How far would you go to get custody?

How far would you go to get custody of your child? In one recent Texas case reported by U.S. News & World Report, one 34-year old mother (along with her husband and father-in-law), plotted the death of the man who had been awarded custody of their daughter from a previous relationship. According to court records, after the woman stabbed the man to death, she and her father-in-law drove to the victim’s home in Abilene to take the child. Ultimately, the plan failed and the woman was charged with murder, while her accomplices were arrested for conspiracy. 

There is a better way

Unfortunately, too many people still think of child custody as ownership. Under Texas law, custody is called conservatorship. The courts determine what is best for the child and grants conservatorship to one parent, while often granting “possessory conservatorship” to the other parent. The expectation is that both parents will share in upbringing general well-being of the child. But to do so requires cooperation on the part of both parents.

While the case of murdering the child’s custodial parent is fortunately unusual, kidnapping and domestic assault violence resulting in serious injury and fear is more common. In many cases, one or both parents choose to ignore court orders regarding parenting time. In other cases, the parent granted custody chooses to be inflexible regarding short-term changes required by the other parent.

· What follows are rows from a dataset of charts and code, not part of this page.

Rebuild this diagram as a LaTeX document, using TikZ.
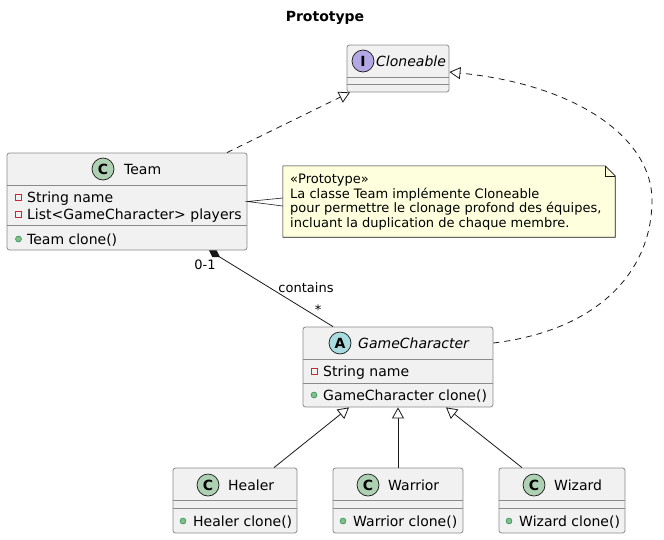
\documentclass[tikz,border=0pt]{standalone}
\usepackage{fontspec}
\setmainfont{DejaVu Sans}
\usetikzlibrary{arrows.meta}

\definecolor{boxfill}{HTML}{F1F1F1}
\definecolor{boxline}{HTML}{8A8A8A}
\definecolor{inkline}{HTML}{181818}
\definecolor{spotC}{HTML}{ADD1B2}
\definecolor{spotI}{HTML}{B4A7E5}
\definecolor{spotA}{HTML}{A9DCDF}
\definecolor{notefill}{HTML}{FEFFDD}
\definecolor{privred}{HTML}{C82930}
\definecolor{pubgreen}{HTML}{84BE84}
\definecolor{publine}{HTML}{038048}

\begin{document}
\begin{tikzpicture}[
    x=1pt, y=-1pt,
    classbox/.style={draw=boxline, fill=boxfill, rounded corners=2.5pt, line width=0.8pt, inner sep=0pt},
    divider/.style={draw=boxline, line width=0.8pt},
    spot/.style={circle, draw=inkline, line width=0.7pt, minimum size=22pt, inner sep=0pt, font=\fontsize{14}{14}\selectfont\bfseries},
    cname/.style={anchor=west, inner sep=0pt, text height=10.5pt, text depth=0pt, font=\fontsize{14}{16}\selectfont},
    member/.style={anchor=west, inner sep=0pt, text height=10.5pt, text depth=0pt, font=\fontsize{14}{16}\selectfont},
    priv/.style={draw=privred, line width=0.7pt, minimum size=6pt, inner sep=0pt},
    pub/.style={circle, draw=publine, fill=pubgreen, line width=0.4pt, minimum size=6pt, inner sep=0pt},
    tag/.style={inner sep=0pt, font=\fontsize{13}{15}\selectfont},
    link/.style={draw=inkline, line width=0.8pt},
    extend/.style={link, -{Triangle[open, length=11pt, width=12pt, fill=white]}},
    realize/.style={extend, dash pattern=on 6pt off 5pt},
]
    \useasboundingbox (0,0) rectangle (664,539);

    \node[font=\fontsize{14}{16}\selectfont\bfseries] (title) at (325,18) {Prototype};

    % interface
    \node[classbox, minimum width=102pt, minimum height=47pt] (cloneable) at (398,68.5) {};
    \draw[divider] (cloneable.west |- 0,77) -- (cloneable.east |- 0,77);
    \draw[divider] (cloneable.west |- 0,84) -- (cloneable.east |- 0,84);
    \node[spot, fill=spotI] (cloneablespot) at (363,61) {I};
    \node[cname] (cloneablename) at (376,61) {\itshape Cloneable};

    % Team
    \node[classbox, minimum width=240pt, minimum height=97pt] (team) at (127,201.5) {};
    \draw[divider] (team.west |- 0,185) -- (team.east |- 0,185);
    \draw[divider] (team.west |- 0,225) -- (team.east |- 0,225);
    \node[spot, fill=spotC] (teamspot) at (103,169) {C};
    \node[cname] (teamname) at (124,169) {Team};
    \foreach \ty/\yy/\tx [count=\i] in {priv/197/String name, priv/214/List<GameCharacter> players, pub/239/Team clone()}
    {
      \node[\ty] (teamicon\i) at (18.5,\yy) {};
      \node[member] (teammember\i) at (27,\yy) {\tx};
    }

    % GameCharacter
    \node[classbox, minimum width=190pt, minimum height=80pt] (character) at (398,367) {};
    \draw[divider] (character.west |- 0,359) -- (character.east |- 0,359);
    \draw[divider] (character.west |- 0,383) -- (character.east |- 0,383);
    \node[spot, fill=spotA] (characterspot) at (340,343) {A};
    \node[cname] (charactername) at (358,343) {\itshape GameCharacter};
    \foreach \ty/\yy/\tx [count=\i] in {priv/371/String name, pub/395/GameCharacter clone()}
    {
      \node[\ty] (charactericon\i) at (314,\yy) {};
      \node[member] (charactermember\i) at (323,\yy) {\tx};
    }

    % subclasses
    \foreach \cls/\nm/\cx/\bw/\sx/\fx/\tx in {healer/Healer/235/124/208/274/349, warrior/Warrior/398/130/368/398/398, wizard/Wizard/562/126/534/522/446}
    {
      \node[classbox, minimum width=\bw pt, minimum height=65pt] (\cls) at (\cx,500.5) {};
      \draw[divider] (\cls.west |- 0,500) -- (\cls.east |- 0,500);
      \draw[divider] (\cls.west |- 0,508) -- (\cls.east |- 0,508);
      \node[spot, fill=spotC] (\cls spot) at (\sx,485) {C};
      \node[cname] (\cls name) at (\sx+20,485) {\nm};
      \node[pub] (\cls icon) at (\sx-25,521) {};
      \node[member] (\cls member) at (\sx-15,521) {\nm{} clone()};
      \draw[extend] (\cls.north -| \fx,0) -- (character.south -| \tx,0);
    }

    % note
    \node[minimum width=332pt, minimum height=71pt, inner sep=0pt] (note) at (449,201.5) {};
    \draw[draw=inkline, fill=notefill, line width=0.6pt] (note.north west) -- ([xshift=-10pt]note.north east)
      -- ([yshift=-10pt]note.north east) -- (note.south east) -- (note.south west) -- cycle;
    \draw[draw=inkline, line width=0.6pt] ([xshift=-10pt]note.north east) |- ([yshift=-10pt]note.north east);
    \draw[draw=inkline, line width=0.6pt] (note.west |- 0,198) -- (team.east) -- (note.west |- 0,206);
    \node[tag, anchor=west, align=left, font=\fontsize{13}{14.7}\selectfont] (notetext) at (290,202)
      {«Prototype»\\La classe Team implémente Cloneable\\pour permettre le clonage profond des équipes,\\incluant la duplication de chaque membre.};

    % relations
    \draw[realize] (team.north -| 227,0) -- (cloneable.south -| 350,0);
    \draw[realize] (character.east |- 0,343) .. controls (600,330) and (652,270) .. (652,200)
      .. controls (652,140) and (580,85) .. (cloneable.east |- 0,72);
    \draw[link, {Diamond[length=13pt, width=8pt]}-] (team.south -| 209,0) -- (character.north -| 333,0);
    \node[tag] (teamend) at (205,265) {0-1};
    \node[tag] (contains) at (306,288) {contains};
    \node[tag] (characterend) at (318,310) {*};
\end{tikzpicture}
\end{document}
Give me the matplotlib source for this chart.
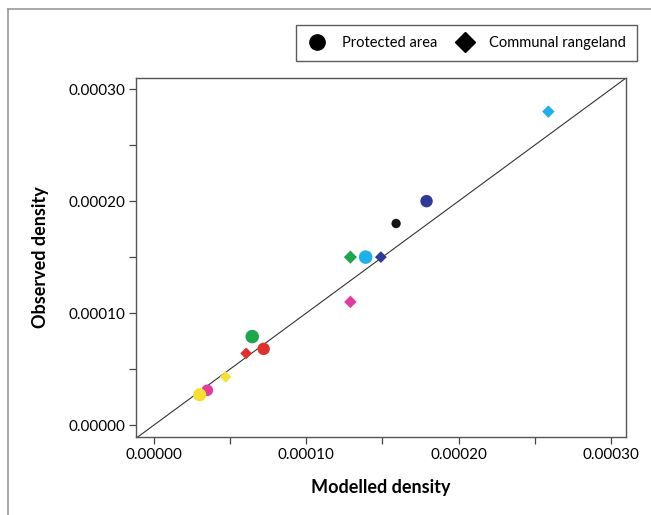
import matplotlib
matplotlib.use("Agg")
from matplotlib import pyplot as plt
from matplotlib.lines import Line2D

plt.rcParams['font.family'] = ['Lato', 'DejaVu Sans']

# modelled vs observed density per site
habitat = ['PA', 'PA', 'CR', 'CR', 'PA', 'CR', 'CR', 'PA', 'PA', 'CR', 'CR', 'PA', 'PA']
modelled = [0.000159, 0.000179, 0.000259, 0.000129, 0.000139, 0.000149, 0.000129,
            0.0000645, 0.000072, 0.0000605, 0.000047, 0.000035, 0.000030]
observed = [0.000180, 0.000200, 0.000280, 0.000150, 0.000150, 0.000150, 0.000110,
            0.000079, 0.000068, 0.000064, 0.000043, 0.000031, 0.000027]

# styling per point
colors = ['#151515', '#2e3a98', '#1db0ea', '#1ea64c', '#1db0ea', '#2e3a98', '#e23a9e',
          '#1ea64c', '#e0312c', '#e0312c', '#f5df3a', '#e23a9e', '#f7df2e']
sizes = [45, 80, 45, 50, 95, 40, 45, 95, 80, 40, 40, 70, 90]

fig = plt.figure(figsize=(6.51, 5.15), dpi=100)
ax = fig.add_axes([0.209, 0.1515, 0.7526, 0.697])

lo, hi = -0.0000118, 0.00031
ax.plot([lo, hi], [lo, hi], color='#333333', lw=0.8, zorder=1)

for h, x, y, c, s in zip(habitat, modelled, observed, colors, sizes):
    ax.scatter(x, y, s=s if h == 'PA' else s * 0.9, c=c, marker='o' if h == 'PA' else 'D',
               edgecolors='none', zorder=3)

ax.set_xlim(lo, hi)
ax.set_ylim(-0.0000107, 0.00031)
ticks = [0, 0.00005, 0.0001, 0.00015, 0.0002, 0.00025, 0.0003]
labels = ['0.00000', '', '0.00010', '', '0.00020', '', '0.00030']
ax.set_xticks(ticks)
ax.set_xticklabels(labels)
ax.set_yticks(ticks)
ax.set_yticklabels(labels)
ax.tick_params(direction='out', length=5, width=0.9, color='#444444', labelsize=11, pad=3)
for sp in ax.spines.values():
    sp.set_color('#555555')
    sp.set_linewidth(1.0)

ax.set_xlabel('Modelled density', fontsize=13, fontweight='bold', labelpad=12)
ax.set_ylabel('Observed density', fontsize=13, fontweight='bold', labelpad=14)

handles = [
    Line2D([], [], marker='o', color='black', ls='none', markersize=11, label='Protected area'),
    Line2D([], [], marker='D', color='black', ls='none', markersize=10, label='Communal rangeland'),
]
fig.legend(handles=handles, loc='upper right', bbox_to_anchor=(0.990, 0.966), ncol=2,
           frameon=True, fancybox=False, edgecolor='#333333', fontsize=10.5,
           handletextpad=0.9, columnspacing=1.2, borderpad=0.75, handlelength=1.5)

# outer frame (cropped panel border)
fx = 8 / 651
fy = 1 - 9 / 515
fig.add_artist(Line2D([fx, 1], [fy, fy], transform=fig.transFigure, color='#999999', lw=1.2))
fig.add_artist(Line2D([fx, fx], [0, fy], transform=fig.transFigure, color='#999999', lw=1.2))

fig.savefig('out.png', dpi=100)
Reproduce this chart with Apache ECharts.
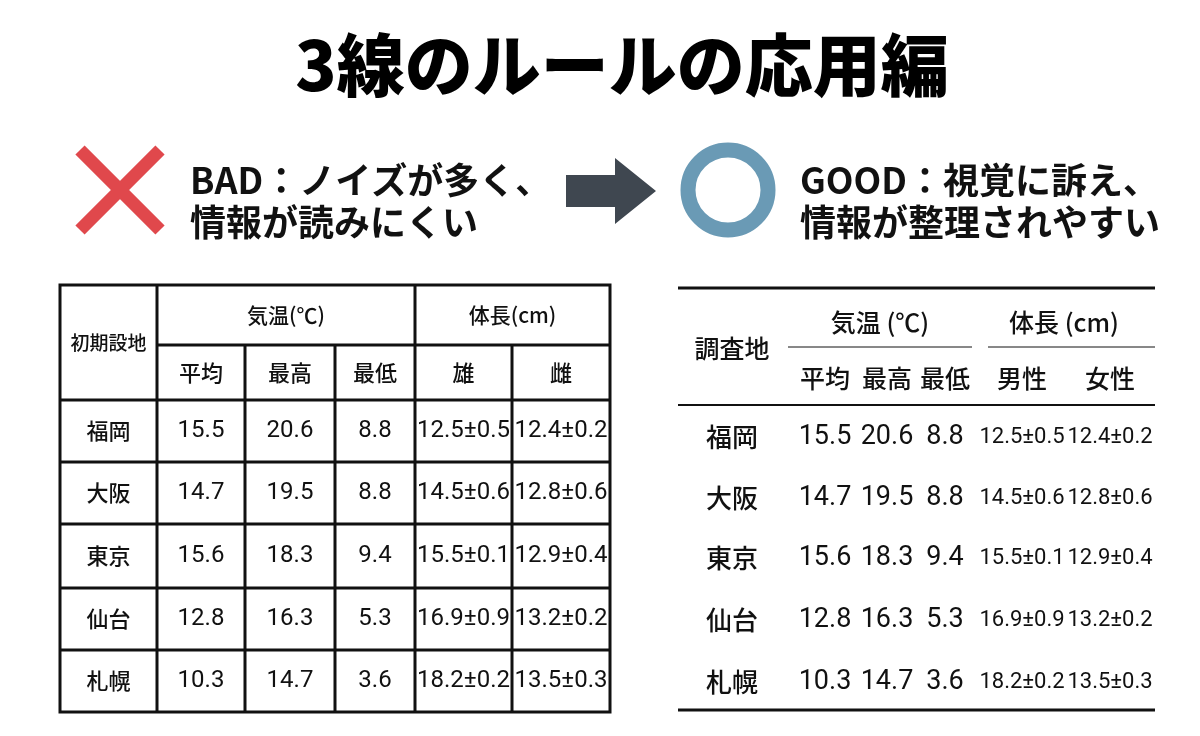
<!DOCTYPE html>
<html>
<head>
<meta charset="utf-8">
<script src="https://cdn.jsdelivr.net/npm/echarts@6/dist/echarts.min.js"></script>
<style>
html,body{margin:0;padding:0;background:#fff;}
#main{width:1200px;height:736px;}
</style>
</head>
<body>
<div id="main"></div>
<script>
// data
var sites = ['福岡', '大阪', '東京', '仙台', '札幌'];
var tempAvg = ['15.5', '14.7', '15.6', '12.8', '10.3'];
var tempMax = ['20.6', '19.5', '18.3', '16.3', '14.7'];
var tempMin = ['8.8', '8.8', '9.4', '5.3', '3.6'];
var lenMale = ['12.5±0.5', '14.5±0.6', '15.5±0.1', '16.9±0.9', '18.2±0.2'];
var lenFemale = ['12.4±0.2', '12.8±0.6', '12.9±0.4', '13.2±0.2', '13.5±0.3'];
var badSub = ['平均', '最高', '最低', '雄', '雌'];
var goodSub = ['平均', '最高', '最低', '男性', '女性'];

var FONT = '"Noto Sans CJK JP", sans-serif';
var NUM = '"Liberation Sans Narrow", "Roboto", sans-serif';
var cols = [tempAvg, tempMax, tempMin, lenMale, lenFemale];
var g = [];

function txt(x, y, s, size, weight, color, align, fam) {
    g.push({
        type: 'text', x: x, y: y,
        style: {
            text: s, fontSize: size, fontWeight: weight || 'normal', fontFamily: fam || FONT,
            fill: color || '#111', align: align || 'center', verticalAlign: 'middle'
        }
    });
}
function line(x1, y1, x2, y2, w) {
    g.push({ type: 'line', shape: { x1: x1, y1: y1, x2: x2, y2: y2 }, style: { stroke: '#111', lineWidth: w } });
}

// title and captions
txt(622, 65, '3線のルールの応用編', 68, 900, '#000');
g.push({ type: 'line', shape: { x1: 80, y1: 150, x2: 160, y2: 230 }, style: { stroke: '#e0484c', lineWidth: 13 } });
g.push({ type: 'line', shape: { x1: 160, y1: 150, x2: 80, y2: 230 }, style: { stroke: '#e0484c', lineWidth: 13 } });
txt(190, 180, 'BAD：ノイズが多く、', 36, 'bold', '#111', 'left');
txt(190, 222, '情報が読みにくい', 36, 'bold', '#111', 'left');
g.push({
    type: 'polygon',
    shape: { points: [[566, 175], [615, 175], [615, 158], [656, 191], [615, 224], [615, 207], [566, 207]] },
    style: { fill: '#3f4750' }
});
g.push({ type: 'circle', shape: { cx: 728, cy: 190, r: 40 }, style: { fill: 'none', stroke: '#6a9ab5', lineWidth: 15 } });
txt(800, 180, 'GOOD：視覚に訴え、', 36, 'bold', '#111', 'left');
txt(800, 222, '情報が整理されやすい', 36, 'bold', '#111', 'left');

// BAD table
var bx = [60, 157, 245, 335, 415, 512, 610];
var by = [285, 345, 400, 462, 524, 588, 650, 712];
g.push({ type: 'rect', shape: { x: bx[0], y: by[0], width: bx[6] - bx[0], height: by[7] - by[0] }, style: { fill: 'none', stroke: '#111', lineWidth: 3 } });
for (var i = 1; i < 6; i++) line(bx[i], i === 1 || i === 4 ? by[0] : by[1], bx[i], by[7], 3);
line(bx[1], by[1], bx[6], by[1], 3);
for (var j = 2; j < 7; j++) line(bx[0], by[j], bx[6], by[j], 3);
txt((bx[0] + bx[1]) / 2, (by[0] + by[2]) / 2, '初期設地', 19, 500);
txt((bx[1] + bx[4]) / 2, (by[0] + by[1]) / 2, '気温(℃)', 21, 500);
txt((bx[4] + bx[6]) / 2, (by[0] + by[1]) / 2, '体長(cm)', 21, 500);
badSub.forEach(function (s, k) { txt((bx[k + 1] + bx[k + 2]) / 2, (by[1] + by[2]) / 2, s, 22, 500); });
sites.forEach(function (s, r) {
    var cy = (by[r + 2] + by[r + 3]) / 2;
    txt((bx[0] + bx[1]) / 2, cy, s, 22, 500);
    cols.forEach(function (c, k) { txt((bx[k + 1] + bx[k + 2]) / 2, cy, c[r], 24, 'normal', '#111', 'center', NUM); });
});

// GOOD table
var gx = [732, 825, 887, 945, 1022, 1110];
var gy = [437, 498, 558, 620, 682];
line(678, 288, 1155, 288, 3);
line(788, 347, 972, 347, 1);
line(988, 347, 1155, 347, 1);
line(678, 405, 1155, 405, 2);
line(678, 710, 1155, 710, 3);
txt(732, 348, '調査地', 25, 500);
txt(880, 322, '気温 (℃)', 25, 500);
txt(1064, 322, '体長 (cm)', 25, 500);
goodSub.forEach(function (s, k) { txt(gx[k + 1], 378, s, 25, 500); });
sites.forEach(function (s, r) {
    txt(gx[0], gy[r], s, 26, 500);
    cols.forEach(function (c, k) { txt(gx[k + 1], gy[r], c[r], k < 3 ? 27 : 22, 'normal', '#111', 'center', NUM); });
});

var chart = echarts.init(document.getElementById('main'));
chart.setOption({ backgroundColor: '#fff', graphic: g });
</script>
</body>
</html>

Conservatorship is not ownership

Whether you have been awarded conservatorship or have been awarded visitation rights as the non-custodial parent, when a dispute erupts between yourself and the other parent, DO NOT RELY ON AN INFORMAL ARRANGEMENT. In most cases, temporary agreements made in driveways or over the phone fall apart when one party can’t stick to the terms. These agreements are not binding in court and can actually result in more problems in the event you later decide to get a change made official.